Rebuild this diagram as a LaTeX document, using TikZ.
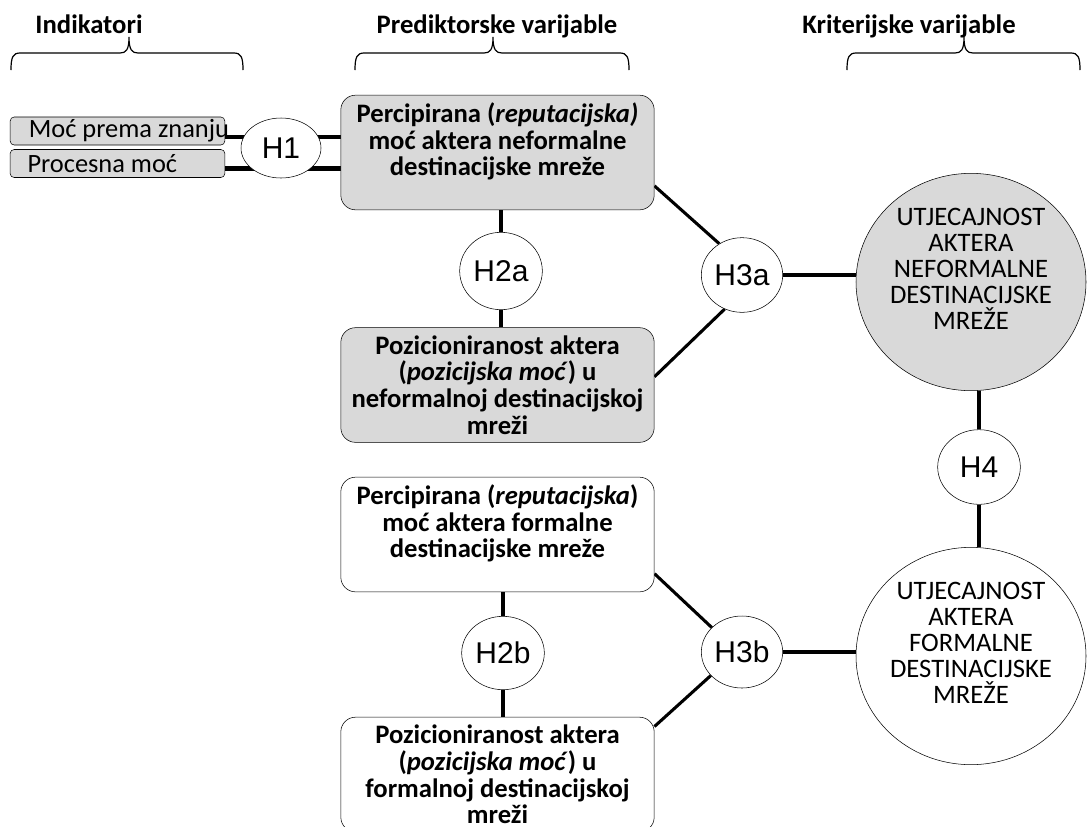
\documentclass[tikz,border=0pt]{standalone}
\usepackage{fontspec}
\setmainfont{Carlito}
\newfontfamily\hypfont{Liberation Sans}
\usetikzlibrary{shapes.geometric,backgrounds}

\definecolor{boxgray}{HTML}{D9D9D9}

\tikzset{
  header/.style={font=\fontsize{20}{19.5}\selectfont\bfseries, anchor=base},
  indbox/.style={draw, rounded corners=3pt, fill=boxgray, minimum width=161pt, minimum height=21pt, inner sep=0pt, font=\fontsize{19.8}{19.8}\selectfont},
  varbox/.style={draw, rounded corners=11pt, minimum width=235pt, minimum height=86pt, inner sep=0pt, align=center, font=\fontsize{20}{20}\selectfont\bfseries},
  hyp/.style={ellipse, draw, fill=white, inner sep=0pt, font=\hypfont\fontsize{22.5}{22.5}\selectfont},
  bigcirc/.style={ellipse, draw, inner sep=0pt, minimum width=172.5pt, minimum height=163pt, align=center, font=\fontsize{20}{19.5}\selectfont},
  link/.style={line width=2.3pt},
  boldlink/.style={line width=3.6pt}
}

\begin{document}
\begin{tikzpicture}[x=0.75pt, y=-0.75pt]
  \useasboundingbox (0,0) rectangle (1087,826);

  % Headers
  \node[header] (ind) at (89,33) {Indikatori};
  \node[header] (pred) at (497,33) {Prediktorske varijable};
  \node[header] (krit) at (909,33) {Kriterijske varijable};

  % Braces under the headers
  \foreach \l/\t/\r in {11/129/243, 355/493/629, 847/964/1080} {
    \draw[line width=0.9pt] (\l,70) .. controls (\l,57) and (\l+2,53) .. (\l+9,53) -- (\t-9,53)
      .. controls (\t-3,53) and (\t,50) .. (\t,37) .. controls (\t,50) and (\t+3,53) .. (\t+9,53)
      -- (\r-9,53) .. controls (\r-2,53) and (\r,57) .. (\r,70);
  }

  % Indicators
  \node[indbox] (moc) at (117.5,131) {\makebox[161pt][l]{\hspace{14pt}Moć prema znanju}};
  \node[indbox] (proc) at (117.5,163.5) {\makebox[161pt][l]{\hspace{13pt}Procesna moć}};

  % Predictor boxes
  \node[varbox, fill=boxgray] (pn) at (497.5,152.5) {Percipirana (\textit{reputacijska)}\\ moć aktera neformalne\\ destinacijske mreže\\ \mbox{}};
  \node[varbox, fill=boxgray] (pozn) at (497.5,385) {Pozicioniranost aktera\\ (\textit{pozicijska moć}) u\\ neformalnoj destinacijskoj\\ mreži};
  \node[varbox, fill=white] (pf) at (497.5,534.5) {Percipirana (\textit{reputacijska})\\ moć aktera formalne\\ destinacijske mreže\\ \mbox{}};
  \node[varbox, fill=white] (pozf) at (497.5,774.5) {Pozicioniranost aktera\\ (\textit{pozicijska moć}) u\\ formalnoj destinacijskoj\\ mreži};

  % Criterion circles
  \node[bigcirc, fill=boxgray] (un) at (971,282) {UTJECAJNOST\\ AKTERA\\ NEFORMALNE\\ DESTINACIJSKE\\ MREŽE\\ \mbox{}};
  \node[bigcirc, fill=white] (uf) at (971,656) {UTJECAJNOST\\ AKTERA\\ FORMALNE\\ DESTINACIJSKE\\ MREŽE\\ \mbox{}};

  % Hypotheses
  \node[hyp, minimum width=60pt, minimum height=45pt] (h1) at (281,148) {H1};
  \node[hyp, minimum width=62pt, minimum height=58pt] (h2a) at (501,271) {H2a};
  \node[hyp, minimum width=61pt, minimum height=56pt] (h3a) at (742,275) {H3a};
  \node[hyp, minimum width=62pt, minimum height=56pt] (h4) at (979,467) {H4};
  \node[hyp, minimum width=62pt, minimum height=55pt] (h2b) at (503,653) {H2b};
  \node[hyp, minimum width=61pt, minimum height=54pt] (h3b) at (742,652) {H3b};

  \begin{scope}[on background layer]
    % Indicators to H1 to predictor
    \draw[boldlink] ([yshift=-4.5pt]moc.east) -- ([yshift=-4.5pt]moc.east -| h1.center);
    \draw[boldlink] ([yshift=-3.5pt]proc.east) -- ([yshift=-3.5pt]proc.east -| h1.center);
    \draw[boldlink] ([yshift=-4.5pt]moc.east -| h1.center) -- ([yshift=-4.5pt]moc.east -| pn.west);
    \draw[boldlink] ([yshift=-3.5pt]proc.east -| h1.center) -- ([yshift=-3.5pt]proc.east -| pn.west);

    % H2a and H2b
    \draw[boldlink] (h2a) -- (h2a |- pn.south);
    \draw[boldlink] (h2a) -- (h2a |- pozn.north);
    \draw[link] (h2b) -- (h2b |- pf.south);
    \draw[link] (h2b) -- (h2b |- pozf.north);

    % H3a and H3b
    \draw[link] (pn.-12) -- (h3a.126);
    \draw[link] (pozn.3) -- (h3a.243);
    \draw[boldlink] (h3a.east) -- (h3a.east -| un.west);
    \draw[link] (pf.-14) -- (h3b.141);
    \draw[link] (pozf.17) -- (h3b.217);
    \draw[boldlink] (h3b.east) -- (h3b.east -| uf.west);

    % H4
    \draw[link] (h4) -- (h4 |- un.south);
    \draw[link] (h4) -- (h4 |- uf.north);
  \end{scope}
\end{tikzpicture}
\end{document}
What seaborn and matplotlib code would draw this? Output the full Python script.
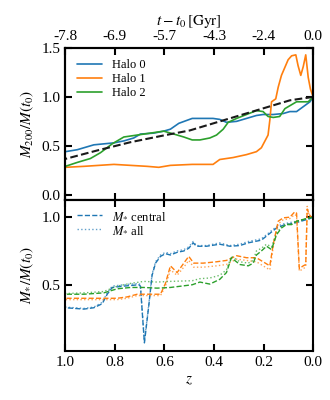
import seaborn as sns
import matplotlib.pyplot as plt

# top panel: M200 / M(t0) vs redshift
z_h0 = [1.0, 0.952, 0.885, 0.804, 0.764, 0.724, 0.697, 0.643, 0.603, 0.576, 0.542, 0.488, 0.444,
        0.404, 0.377, 0.350, 0.309, 0.269, 0.229, 0.202, 0.161, 0.121, 0.094, 0.067, 0.040, 0.013, 0.0]
m_h0 = [0.44, 0.46, 0.51, 0.53, 0.55, 0.58, 0.62, 0.63, 0.65, 0.67, 0.73, 0.78, 0.78,
        0.78, 0.77, 0.74, 0.75, 0.78, 0.81, 0.82, 0.82, 0.83, 0.85, 0.85, 0.90, 0.95, 1.0]
z_h1 = [1.0, 0.925, 0.804, 0.737, 0.670, 0.623, 0.576, 0.488, 0.404, 0.377, 0.323, 0.269, 0.229,
        0.209, 0.182, 0.175, 0.168, 0.151, 0.141, 0.128, 0.101, 0.087, 0.070, 0.061, 0.050, 0.040,
        0.030, 0.020, 0.011, 0.0]
m_h1 = [0.28, 0.29, 0.31, 0.30, 0.29, 0.28, 0.30, 0.31, 0.31, 0.36, 0.38, 0.41, 0.44,
        0.48, 0.61, 0.76, 0.95, 0.98, 1.10, 1.22, 1.38, 1.42, 1.43, 1.32, 1.22, 1.31,
        1.43, 1.20, 1.08, 1.0]
z_h2 = [1.0, 0.952, 0.899, 0.858, 0.811, 0.764, 0.710, 0.656, 0.603, 0.562, 0.522, 0.488, 0.457,
        0.417, 0.390, 0.363, 0.343, 0.309, 0.269, 0.229, 0.202, 0.182, 0.161, 0.135, 0.114, 0.094,
        0.067, 0.040, 0.020, 0.0]
m_h2 = [0.29, 0.33, 0.37, 0.43, 0.52, 0.59, 0.61, 0.63, 0.65, 0.62, 0.59, 0.56, 0.56,
        0.58, 0.61, 0.67, 0.74, 0.78, 0.82, 0.86, 0.85, 0.80, 0.79, 0.80, 0.88, 0.91,
        0.95, 0.95, 0.95, 1.0]
z_mean = [1.0, 0.872, 0.737, 0.603, 0.498, 0.363, 0.229, 0.094, 0.0]
m_mean = [0.366, 0.452, 0.537, 0.606, 0.657, 0.76, 0.862, 0.965, 1.0]

# bottom panel: stellar mass, central (dashed) and all (dotted)
z_s0 = [1.0, 0.925, 0.885, 0.851, 0.831, 0.811, 0.764, 0.704, 0.697, 0.681, 0.663, 0.650, 0.636,
        0.616, 0.596, 0.576, 0.549, 0.522, 0.502, 0.484, 0.471, 0.430, 0.377, 0.336, 0.296, 0.262,
        0.209, 0.175, 0.148, 0.121, 0.094, 0.067, 0.040, 0.013, 0.0]
s0_cen = [0.33, 0.32, 0.33, 0.36, 0.43, 0.48, 0.49, 0.50, 0.49, 0.07, 0.35, 0.57, 0.66,
          0.71, 0.73, 0.72, 0.74, 0.75, 0.77, 0.81, 0.785, 0.785, 0.80, 0.785, 0.79, 0.81,
          0.83, 0.88, 0.92, 0.94, 0.95, 0.96, 0.975, 0.99, 1.0]
s0_all = [0.335, 0.325, 0.335, 0.37, 0.44, 0.49, 0.50, 0.51, 0.50, 0.08, 0.36, 0.58, 0.67,
          0.72, 0.74, 0.73, 0.75, 0.76, 0.78, 0.82, 0.79, 0.79, 0.81, 0.79, 0.80, 0.82,
          0.84, 0.89, 0.93, 0.95, 0.96, 0.97, 0.98, 0.99, 1.0]
z_s1 = [1.0, 0.925, 0.845, 0.791, 0.751, 0.710, 0.670, 0.616, 0.596, 0.576, 0.549, 0.522, 0.502,
        0.482, 0.444, 0.390, 0.350, 0.309, 0.269, 0.229, 0.202, 0.175, 0.161, 0.141, 0.121, 0.094,
        0.074, 0.067, 0.056, 0.040, 0.030, 0.024, 0.016, 0.007, 0.0]
s1_cen = [0.40, 0.40, 0.40, 0.40, 0.41, 0.43, 0.43, 0.43, 0.51, 0.64, 0.59, 0.66, 0.71,
          0.66, 0.66, 0.67, 0.68, 0.715, 0.70, 0.70, 0.67, 0.64, 0.80, 0.97, 0.995, 1.0,
          1.04, 1.03, 0.62, 0.64, 0.65, 1.06, 1.02, 1.0, 1.0]
s1_all = [0.39, 0.39, 0.39, 0.39, 0.40, 0.42, 0.42, 0.42, 0.49, 0.61, 0.57, 0.63, 0.68,
          0.63, 0.63, 0.64, 0.65, 0.69, 0.68, 0.67, 0.64, 0.61, 0.78, 0.95, 0.98, 0.99,
          1.02, 1.01, 0.60, 0.62, 0.63, 1.08, 1.01, 0.99, 1.0]
z_s2 = [1.0, 0.925, 0.845, 0.791, 0.737, 0.683, 0.630, 0.576, 0.488, 0.457, 0.417, 0.377, 0.350,
        0.330, 0.296, 0.262, 0.242, 0.229, 0.209, 0.188, 0.168, 0.148, 0.128, 0.108, 0.087, 0.067,
        0.047, 0.027, 0.0]
s2_cen = [0.43, 0.43, 0.44, 0.47, 0.48, 0.48, 0.475, 0.48, 0.50, 0.52, 0.505, 0.54, 0.59,
          0.70, 0.65, 0.64, 0.66, 0.72, 0.75, 0.785, 0.76, 0.87, 0.92, 0.945, 0.945, 0.97,
          0.98, 0.99, 1.0]
s2_all = [0.435, 0.44, 0.45, 0.49, 0.51, 0.525, 0.52, 0.525, 0.53, 0.545, 0.55, 0.57, 0.61,
          0.71, 0.67, 0.66, 0.68, 0.75, 0.77, 0.80, 0.78, 0.88, 0.93, 0.95, 0.95, 0.97,
          0.98, 0.99, 1.0]

z_ticks = [1.0, 0.8, 0.6, 0.4, 0.2, 0.0]
t_labels = ['-7.8', '-6.9', '-5.7', '-4.3', '-2.4', '0.0']

sns.set_theme(style='ticks')
plt.rcParams['font.family'] = ['Liberation Serif', 'DejaVu Serif']
plt.rcParams['mathtext.fontset'] = 'stix'
plt.rcParams['axes.linewidth'] = 1.5
plt.rcParams['axes.edgecolor'] = 'black'
plt.rcParams['axes.labelcolor'] = 'black'
plt.rcParams['text.color'] = 'black'
plt.rcParams['xtick.color'] = 'black'
plt.rcParams['ytick.color'] = 'black'

c0, c1, c2 = sns.color_palette('tab10')[:3]

fig = plt.figure(figsize=(3.3, 4.0), dpi=100)
ax1 = fig.add_axes([0.198, 0.501, 0.751, 0.379])
ax2 = fig.add_axes([0.198, 0.1225, 0.751, 0.3785], sharex=ax1)

sns.lineplot(x=z_h0, y=m_h0, ax=ax1, color=c0, lw=1.2, label='Halo 0')
sns.lineplot(x=z_h1, y=m_h1, ax=ax1, color=c1, lw=1.2, label='Halo 1')
sns.lineplot(x=z_h2, y=m_h2, ax=ax1, color=c2, lw=1.2, label='Halo 2')
sns.lineplot(x=z_mean, y=m_mean, ax=ax1, color='k', lw=1.5, ls='--')

for zz, cen, al, col in [(z_s0, s0_cen, s0_all, c0), (z_s1, s1_cen, s1_all, c1),
                         (z_s2, s2_cen, s2_all, c2)]:
    sns.lineplot(x=zz, y=cen, ax=ax2, color=col, lw=1.0, ls='--',
                 label=r'$M_{*}$ central' if col == c0 else None)
    sns.lineplot(x=zz, y=al, ax=ax2, color=col, lw=1.0, ls=':', alpha=0.7,
                 label=r'$M_{*}$ all' if col == c0 else None)

ax1.set_xlim(1.0, 0.0)
ax1.set_ylim(-0.05, 1.5)
ax1.set_yticks([0.0, 0.5, 1.0, 1.5])
ax2.set_ylim(0.01, 1.13)
ax2.set_yticks([0.5, 1.0])
ax2.set_xticks(z_ticks)

for ax in (ax1, ax2):
    ax.tick_params(direction='in', top=True, right=True, length=5, width=1.5,
                   labelsize=11)
ax1.tick_params(labelbottom=False)

top = ax1.twiny()
top.set_xlim(1.0, 0.0)
top.set_xticks(z_ticks)
top.set_xticklabels(t_labels)
top.tick_params(direction='in', length=5, width=1.5, labelsize=11)
top.set_xlabel(r'$t - t_0\,[\mathrm{Gyr}]$', fontsize=11)

ax1.set_ylabel(r'$M_{200}/M(t_0)$', fontsize=11)
ax2.set_ylabel(r'$M_{*}/M(t_0)$', fontsize=11)
ax2.set_xlabel(r'$z$', fontsize=11)

ax1.legend(loc='upper left', frameon=False, fontsize=9, labelspacing=0.15)
ax2.legend(loc='upper left', frameon=False, fontsize=9, labelspacing=0.15)

fig.savefig('out.png', dpi=100)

GOAL OF THE EXERCISE => Go through the records and gather the lines that hold "this".

SOLUTION TO THE PROBLEM =>
Rebuild this diagram as a LaTeX document, using TikZ.
What seaborn and matplotlib code would draw this? Output the full Python script.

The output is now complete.